In the course of processing certain products such as ground beef or cut chicken, it is frequently necessary to chill such products to a desired temperature. Typically, chilling is required to enable formation of such products in particular shapes, e.g. a hamburger, which may be then frozen prior to shipment to a restaurant or the like. It is known to chill ground beef, for example, in a blender by adding a refrigerant to the blender, such that the mixture of the beef and refrigerant by an impeller causes the beef to be chilled to a temperature, typically on the order of 30.degree. F. Although the actual temperature of such ground beef can be sensed by one or more temperature measuring instruments disposed in the blender, such a technique requires careful placement of these instruments and only yields point source temperature indications and many times, does not provide an indication of the overall beef temperature. Thus, although a temperature of 30.degree. F. may be indicated by one instrument, other locations in the blender may not be experiencing the same temperature and thus, the beef product may not be uniformly chilled to this temperature. Typically, a refrigerant such as CO.sub.2 is added to a blender at a predetermined flow rate for a given interval of time, which is set in response to the normal initial temperature of the beef and the total weight thereof in the blender. However, as the initial temperature of the beef and the fat content thereof may vary from average values, simply introducing CO.sub.2 into the blender for a predetermined time interval under the control of a timer does not assure that a desired final temperature of the beef will exist at the end of such time interval. For example, if the initial temperature of the beef is higher than average, the final temperature will likewise be above a desired value and, it the initial beef temperature is lower than an assumed value, the final temperature thereof will also be lower, which in turn requires that the processor must wait for the batch of chilled beef to warm up so that further processing steps, such as forming hamburger patties, or the like, may be conducted.
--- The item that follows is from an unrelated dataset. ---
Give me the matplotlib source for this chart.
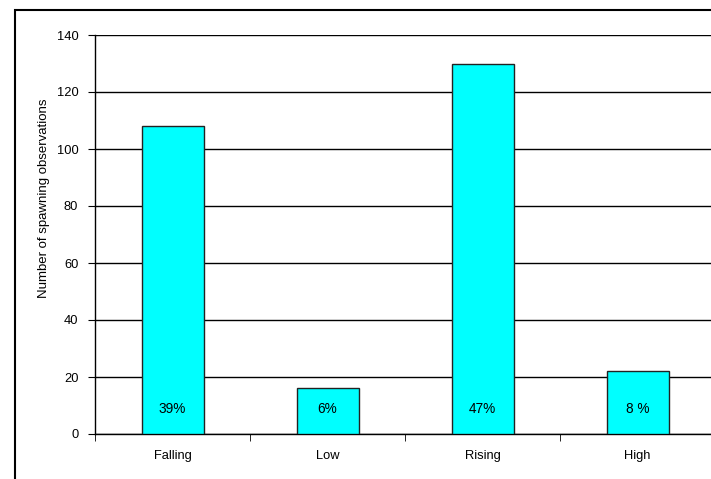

Such delays, of course, reduce the through-put of the overall meat processing plant and also entail unnecessary consumption of CO.sub.2.
In previously known systems wherein the flow of CO.sub.2 is controlled by means of a timer, as described above, liquid CO.sub.2 is caused to flow through a control valve and is emitted into a blender from a "snow horn" or other suitable devices as solid and gaseous CO.sub.2. As the pressure in a liquid CO.sub.2 storage vessel decreases, the actual solid CO.sub.2 delivered to the blender will be reduced and consequently, in a given time interval, less refrigeration is provided to the blender than would be provided, were the liquid CO.sub.2 pressure to remain constant. Thus, simply using a timer to control the flow of CO.sub.2 to a blender frequently results in inaccurate amounts of this refrigerant being supplied, which in turn results in frequent failure to bring the beef, or other product, to a desired temperature at the end of a time interval set by the timer device. Although thermometers or other temperature indicating instruments may be utilized to check the temperature of beef at the end of a time interval in a blender, it is not unknown for operators to mistakenly leave such instruments in the batch, which error may result in the loss of an entire batch of beef product.
It is also known in the prior art to control the supply of a refrigerant which passes in heat exchange relation to a substance being refrigerated by effectively detecting the viscosity of the substance being chilled, as illustrated in U.S. Pat. No. 3,108,449. In the system described in this reference a mechanical coupling is caused to slip when the viscosity of a water-ice mixture exceeds a predetermined value, thereby indicating incipient freezing. Upon this slippage, a switch is de-activated, thereby terminating the supply of refrigerant previously passed through coils in indirect heat exchange relation to the liquid being chilled. Although the refrigeration of this liquid is not dependent on the initial temperature thereof, this prior art system utilizes relatively unreliable mechanical elements such as couplings and springs, which are subject to failure, and the drive motor utilized in this system is still subject to line voltage fluctuations which would cause slippage of the coupling element at instances which do not accurately reflect the viscosity, and hence temperature, of the liquid being refrigerated. In addition, although the flow or refrigerant through the coils is terminated, the refrigerant remaining in the coils continues to supply transient refrigeration to the water-ice product which, in turn, tends to reduce the temperature and viscosity below a predetermined level.
Accordingly, a clear need exists for a blender chilling system utilizing CO.sub.2 as a refrigerant and which can be controlled to accurately chill batches of products to desired temperatures, notwithstanding variations in the initial product temperature, composition, or fluctuations in line voltages.